I am reminded of the psalm “O Lord … you have turned my mourning into dancing; you have taken off my sackcloth and clothed me with joy, so that my soul may praise you and not be silent. O Lord my God, I will give thanks to you for ever”. I have often felt when praying this psalm an experience of falling until I hit bottom and discover the bottom is like the hollow of God’s hand, where I am held there in Love to rest awhile before I get up and start walking again!
When we face issues like abandonment, betrayal and death, within ourselves and in the world in which we live, we become vulnerable, but open. We can see light and resurrection above all the pain and suffering. Indeed we are held in the hollow of God’s hand in love, the world is held in the hollow of God’s hand in love. God’s got the whole world held there!

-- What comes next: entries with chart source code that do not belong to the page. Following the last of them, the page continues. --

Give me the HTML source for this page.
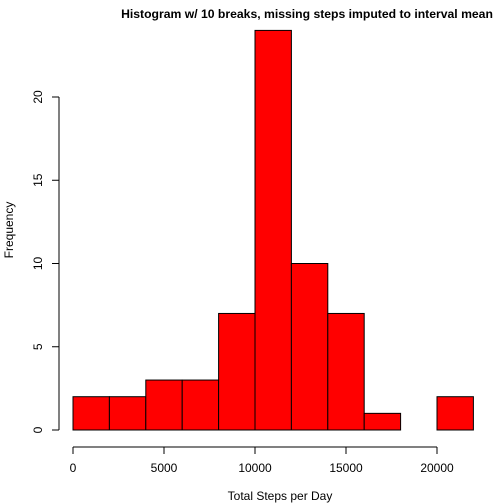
<!DOCTYPE html>
<html><head><meta charset="utf-8"><style>body{margin:0;background:#fff}svg{display:block;font-family:"Liberation Sans",Arial,sans-serif}</style></head>
<body>
<svg id="c" width="504" height="504">
<text x="307" y="18" text-anchor="middle" font-size="12.2" font-weight="bold">Histogram w/ 10 breaks, missing steps imputed to interval mean</text>
<text x="280" y="500" text-anchor="middle" font-size="12">Total Steps per Day</text>
<text transform="translate(13,230) rotate(-90)" text-anchor="middle" font-size="12">Frequency</text>
<g id="bars"></g><g id="xa"></g><g id="ya"></g>
</svg>
<script>
const breaks=[0,2000,4000,6000,8000,10000,12000,14000,16000,18000,20000,22000];
const counts=[2,2,3,3,7,24,10,7,1,0,2];
const xTicks=[0,5000,10000,15000,20000];
const yTicks=[0,5,10,15,20];
const NS="http://www.w3.org/2000/svg";
const sx=v=>73+v*(437-73)/20000;
const sy=v=>430-v*(430-97)/20;
function mk(t,a,p){const e=document.createElementNS(NS,t);for(const k in a)e.setAttribute(k,a[k]);p.appendChild(e);return e;}
const bars=document.getElementById('bars');
counts.forEach((c,i)=>{
  const r=mk('rect',{x:sx(breaks[i]),y:sy(c),width:sx(breaks[i+1])-sx(breaks[i]),height:sy(0)-sy(c),fill:c>0?'#ff0000':'none',stroke:'#000','stroke-width':1},bars);
  
  
});
const xa=document.getElementById('xa');
const xl=mk('line',{x1:sx(0),x2:sx(20000),y1:447,y2:447,stroke:'#000'},xa);


xTicks.forEach(v=>{
  mk('line',{x1:sx(v),x2:sx(v),y1:447,y2:454,stroke:'#000'},xa);
  const t=mk('text',{x:sx(v),y:472,'text-anchor':'middle','font-size':12},xa);t.textContent=v;
  
  
});
const ya=document.getElementById('ya');
const yl=mk('line',{x1:59,x2:59,y1:sy(0),y2:sy(20),stroke:'#000'},ya);


yTicks.forEach(v=>{
  mk('line',{x1:52,x2:59,y1:sy(v),y2:sy(v),stroke:'#000'},ya);
  const t=mk('text',{transform:`translate(42,${sy(v)}) rotate(-90)`,'text-anchor':'middle','font-size':12},ya);t.textContent=v;
  
  
});
</script>
</body></html>
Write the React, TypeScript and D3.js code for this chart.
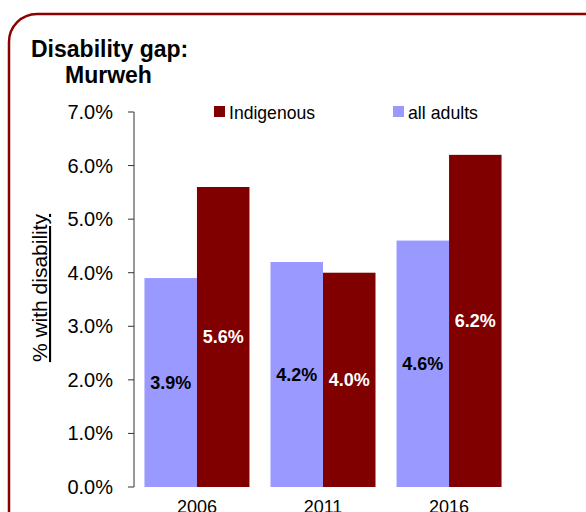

The new life of Easter, God’s love transforming all powers of death and darkness into the powers of life and light, for all time, and for eternity. It is for everyone, everyone. We can never celebrate Easter in isolation from the cries of our world. But when our hearts and minds are open to the wounds of our world today, we begin to see, in so many new ways, the meaning of the first Easter – a transforming and loving God who has entered completely into the human condition and invited us to partner in that transformation: to commit ourselves to the Maker’s business in the world.

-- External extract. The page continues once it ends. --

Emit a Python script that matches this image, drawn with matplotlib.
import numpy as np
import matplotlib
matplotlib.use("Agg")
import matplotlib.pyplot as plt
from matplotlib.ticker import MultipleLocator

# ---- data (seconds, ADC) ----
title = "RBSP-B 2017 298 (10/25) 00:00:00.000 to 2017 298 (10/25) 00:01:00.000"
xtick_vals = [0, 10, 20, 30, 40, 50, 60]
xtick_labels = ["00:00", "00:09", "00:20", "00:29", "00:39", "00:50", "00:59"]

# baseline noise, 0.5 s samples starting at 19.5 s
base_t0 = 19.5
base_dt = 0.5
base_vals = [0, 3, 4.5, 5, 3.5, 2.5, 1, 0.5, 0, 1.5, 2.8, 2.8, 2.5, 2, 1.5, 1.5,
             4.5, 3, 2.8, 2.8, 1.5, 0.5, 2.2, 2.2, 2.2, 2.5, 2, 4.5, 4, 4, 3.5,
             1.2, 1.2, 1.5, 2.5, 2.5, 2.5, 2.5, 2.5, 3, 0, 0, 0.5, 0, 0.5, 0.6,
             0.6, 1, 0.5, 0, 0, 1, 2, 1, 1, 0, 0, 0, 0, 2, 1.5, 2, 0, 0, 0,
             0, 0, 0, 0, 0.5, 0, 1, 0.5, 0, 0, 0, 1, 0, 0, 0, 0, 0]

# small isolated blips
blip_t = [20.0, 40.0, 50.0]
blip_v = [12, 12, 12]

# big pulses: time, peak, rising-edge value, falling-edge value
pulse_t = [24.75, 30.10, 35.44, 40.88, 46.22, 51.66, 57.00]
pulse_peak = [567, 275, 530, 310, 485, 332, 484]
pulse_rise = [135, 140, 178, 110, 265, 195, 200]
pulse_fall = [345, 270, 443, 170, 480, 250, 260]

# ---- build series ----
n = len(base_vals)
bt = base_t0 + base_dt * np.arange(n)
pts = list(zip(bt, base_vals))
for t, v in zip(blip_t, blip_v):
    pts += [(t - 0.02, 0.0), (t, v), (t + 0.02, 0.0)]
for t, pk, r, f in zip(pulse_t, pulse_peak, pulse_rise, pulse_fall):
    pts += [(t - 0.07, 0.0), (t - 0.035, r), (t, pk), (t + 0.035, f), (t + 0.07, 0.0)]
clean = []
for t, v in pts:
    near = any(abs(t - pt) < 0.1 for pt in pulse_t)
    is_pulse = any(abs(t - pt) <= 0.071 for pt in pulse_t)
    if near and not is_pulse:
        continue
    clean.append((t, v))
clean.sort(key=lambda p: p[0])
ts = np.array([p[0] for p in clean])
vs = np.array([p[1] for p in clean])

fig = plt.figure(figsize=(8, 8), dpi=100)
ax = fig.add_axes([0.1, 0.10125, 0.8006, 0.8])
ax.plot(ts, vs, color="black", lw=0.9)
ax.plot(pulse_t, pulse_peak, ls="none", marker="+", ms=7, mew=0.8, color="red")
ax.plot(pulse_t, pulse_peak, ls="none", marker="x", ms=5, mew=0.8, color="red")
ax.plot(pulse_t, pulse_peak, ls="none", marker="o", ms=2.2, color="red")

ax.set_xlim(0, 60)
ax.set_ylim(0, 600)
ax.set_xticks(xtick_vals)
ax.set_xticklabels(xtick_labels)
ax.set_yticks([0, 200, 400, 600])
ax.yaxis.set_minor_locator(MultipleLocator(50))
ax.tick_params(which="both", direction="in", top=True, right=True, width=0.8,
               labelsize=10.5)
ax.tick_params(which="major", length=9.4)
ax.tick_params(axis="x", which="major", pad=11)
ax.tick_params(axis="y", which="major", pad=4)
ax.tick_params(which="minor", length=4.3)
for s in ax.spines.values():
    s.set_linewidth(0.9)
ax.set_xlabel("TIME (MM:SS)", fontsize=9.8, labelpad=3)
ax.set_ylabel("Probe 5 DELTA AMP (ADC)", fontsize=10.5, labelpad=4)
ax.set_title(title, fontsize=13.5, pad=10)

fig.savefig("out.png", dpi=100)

I share a meditation poem written by Peter Millar:
With the beckoning and dawning of another day,
Can the fragile, yet extraordinary words of Jesus
Propel us to a wider awareness, a gentler compassion?
To the rediscovery of the sacredness in ourselves, and in our world?
To that risk-taking place where the imprisoning bonds
Of our self-enclosed lives are finally shattered?
To a different journey in a listening companionship
With the prophets of our time –
The wounded and weary who announce the Kingdom
And carry in their stories the seeds of the morrow?
The ‘hidden one’ in our global culture whose pain and joy
When threaded through their lives enlarge the heart
And bring new meaning to our common future:
That ‘sacred future’ where impossible as it may seem,
We ‘love our neighbours as ourselves’.
It is we, incredibly, who are to be the new victory sign. When people look us, can they see the new life of the Risen Christ? Can they exclaim “look at these people, they love each other”. The raising to new life of our humanness is most often expressed and affirmed in small things: in quiet, undemonstrative kindness, in tentative reaching out across many kinds of barriers, in resistance against all kinds of dehumanization, in persistence against the odds, in continuing to create out of destruction, in the imagination of joy and wonder, and in triumphs, however small, of justice.
“We can respond with a paschal imagination, we can look at the pattern of death and resurrection in Christ and then move on positively and critically too shape our destiny by naming our deaths, claiming our resurrections, letting the old ascend, and living in the spirit that God is actually giving to us.” Ronald Rolheiser
Easter! New life from the Life Jesus gave, who goes before us to show and to share what love can do! For us this Easter may we know that our God is making all things new. New beginnings like this are times to remember and move on, a time to believe what love is bringing, that love is laying to rest the pain, the disappointments, the guilt, and the grieving and offering new paths and a world of difference as faith and hope are born again.